“Keep both hands on the bat and swing through!” My sons little league coach preached. “you’re timing is good, you’re contact is good but you stopped swinging and the ball isn’t going any where.” While I watched Jay wrestle with all the stimuli, the pitch, the instruction, the fact that I’m watching, a realization struck me right in the chest.
Follow through is really the only thing we are impressed by. Odds are you’ve had a good idea. Whether it was a concept for a business, an invention or a good date night, a light bulb has flickered once or twice in your life. Even greater odds are that you probably didn’t do anything with it… You didn’t follow through. The vision you had remained theoretical, suspended in space, rather than a reality you can touch and experience. The lack of follow through is what gives dreamers a bad name. People can only handle so much disappointment and there is plenty to go around. Our lack of follow through makes it easy to dismiss much of what we say to each other. “Let’s get together,” is more of a kind gesture then an invitation to actually spend time with each other.

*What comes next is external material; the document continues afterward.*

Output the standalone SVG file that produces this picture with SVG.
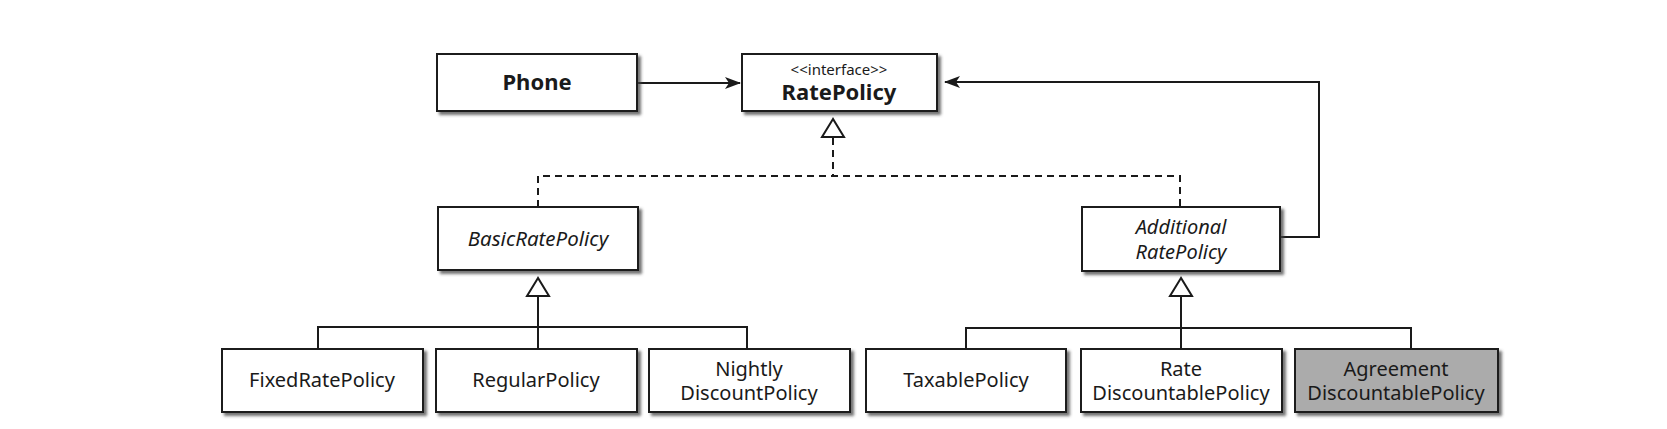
<svg xmlns="http://www.w3.org/2000/svg" width="1667" height="429" viewBox="0 0 1667 429">
<style>
.box{fill:#fff;stroke:#1a1a1a;stroke-width:2;filter:url(#sh)}
.gray{fill:#ababab}
.t{font-family:"Noto Sans","Open Sans","DejaVu Sans",sans-serif;font-size:20px;fill:#1a1a1a;text-anchor:middle}
.b{font-weight:bold;font-size:22px}
.i{font-style:italic}
.s{font-size:15px}
.ln{fill:none;stroke:#1a1a1a;stroke-width:2}
.d{stroke-dasharray:7 5}
.tri{fill:#fff;stroke:#1a1a1a;stroke-width:2}
</style>
<defs>
<filter id="sh" x="-5%" y="-10%" width="115%" height="130%">
<feDropShadow dx="3" dy="3" stdDeviation="1.5" flood-color="#444" flood-opacity="0.75"/>
</filter>
<marker id="arr" markerWidth="16" markerHeight="12" refX="15" refY="6" orient="auto" markerUnits="userSpaceOnUse">
<path d="M0,0 L16,6 L0,12 L4,6 z" fill="#1a1a1a"/>
</marker>
</defs>
<rect width="1667" height="429" fill="#fff"/>
<g id="connectors">
<line class="ln" x1="637" y1="83" x2="740" y2="83" marker-end="url(#arr)"/>
<polyline class="ln" points="1280,237 1319,237 1319,82 945,82" marker-end="url(#arr)"/>
<polyline class="ln d" points="833,138 833,176"/>
<polyline class="ln d" points="538,207 538,176 1180,176 1180,207"/>
<polygon class="tri" points="833,119 822,137 844,137"/>
<polyline class="ln" points="318,349 318,327 747,327 747,349"/>
<line class="ln" x1="538" y1="297" x2="538" y2="349"/>
<polygon class="tri" points="538,278 527,296 549,296"/>
<polyline class="ln" points="966,349 966,328 1411,328 1411,349"/>
<line class="ln" x1="1181" y1="297" x2="1181" y2="349"/>
<polygon class="tri" points="1181,278 1170,296 1192,296"/>
</g>
<g id="phone"><rect class="box" x="437" y="54" width="200" height="57"/><text class="t b" x="537" y="90">Phone</text></g>
<g id="ratepolicy"><rect class="box" x="742" y="54" width="195" height="57"/><text class="t s" x="839" y="75">&lt;&lt;interface&gt;&gt;</text><text class="t b" x="839" y="100">RatePolicy</text></g>
<g id="basic"><rect class="box" x="438" y="207" width="200" height="63"/><text class="t i" x="538" y="246" style="font-size:20.5px">BasicRatePolicy</text></g>
<g id="additional"><rect class="box" x="1082" y="207" width="198" height="64"/><text class="t i" x="1181" y="234">Additional</text><text class="t i" x="1181" y="259">RatePolicy</text></g>
<g id="fixed"><rect class="box" x="222" y="349" width="201" height="63"/><text class="t" x="322" y="387">FixedRatePolicy</text></g>
<g id="regular"><rect class="box" x="436" y="349" width="201" height="63"/><text class="t" x="536" y="387">RegularPolicy</text></g>
<g id="nightly"><rect class="box" x="649" y="349" width="201" height="63"/><text class="t" x="749" y="376">Nightly</text><text class="t" x="749" y="400">DiscountPolicy</text></g>
<g id="taxable"><rect class="box" x="866" y="349" width="200" height="63"/><text class="t" x="966" y="387">TaxablePolicy</text></g>
<g id="ratediscount"><rect class="box" x="1081" y="349" width="201" height="63"/><text class="t" x="1181" y="376">Rate</text><text class="t" x="1181" y="400">DiscountablePolicy</text></g>
<g id="agreement"><rect class="box gray" x="1295" y="349" width="203" height="63"/><text class="t" x="1396" y="376">Agreement</text><text class="t" x="1396" y="400">DiscountablePolicy</text></g>
</svg>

The rare occasion when someone does what they say they is almost unnerving. It sticks in our memory. They become almost a hero to us. Self doubt turns into manifested destiny when we fail to follow through. Failure to follow through affirms our suspicions that we “just aren’t good at talking to people.” Or “I suck at measurements,” when we try to build something ourselves. This entitled way of thinking is the easy way out. We love to attribute impressive performance with an anointment of “talent.” “That’s just God given speed,” or “he’s a natural,” are statements aimed at giving ourselves a free pass. I believe we are bent in certain directions that make our skill development faster in some areas than others. But I refuse to believe God sprinkles good hitter dust on someone and not the other, given they both possess the same hand eye coordination and raw physical ability. When we chalk a great performance up to someone’s mystical talent, we rob them of their due credit. We choose to ignore excruciating practice in empty arenas to acquire this “talent.” It’s more pleasant to believe someone is better than me at something because God wants them to be and not because they worked harder than me. Not because they struggled more than me.
We all fall into Follow Through Canyon. We get an idea, we get really jacked up and can see the shiny finished product glowing in our head. Then there’s the space between concept and process. The land of struggle. The space where excitement and energy slam into confusion and lack of result. Follow through is the only thing keeping us from panhandling on the boulevard of broken dreams.
Edison remains right, “vision without execution is hallucination.” Execution despite how weird it gets is follow through. Follow through is interesting. Follow through sells out stadiums. So how do we do it? Just like growing a tree, prune your intentions. . Meaning well means nothing to doing things well. Most of us aren’t maniacal when we let people down. We promise too much, and consider struggle too little. Follow through is directly linked to a concentrated effort. Narrow your focus on one thing and the process that make the completion of that one thing possible. If you want to do it, you have to want to do it more than any other thing at that point in your life.
Have one simple filter you put decisions through. Will the finish be worth the race? I will remember whatever I have the strongest emotional reaction to. Will the endorphin rush of blessing someone, over ride the suckiness of having less money? If this balance doesn’t weigh out in the outcome’s favor, then the venture loses its value. The filter is essential. Other wise you stand no chance against struggle without it. Choose worthy of your effort. When value is clear, you strike a deal with struggle. You become aware of all the emotions on the table. There will be excitement. There will be dread. There will be joy at the finish line or regret at the midpoint. The emotions that mean the most will determine your idea’s fate. Choose wisely. Our character connected to our follow through. Children dream, and we should never stop dreaming, Men finish what they started. We need both sides of ourselves to create and finish. We have to be a Manchild.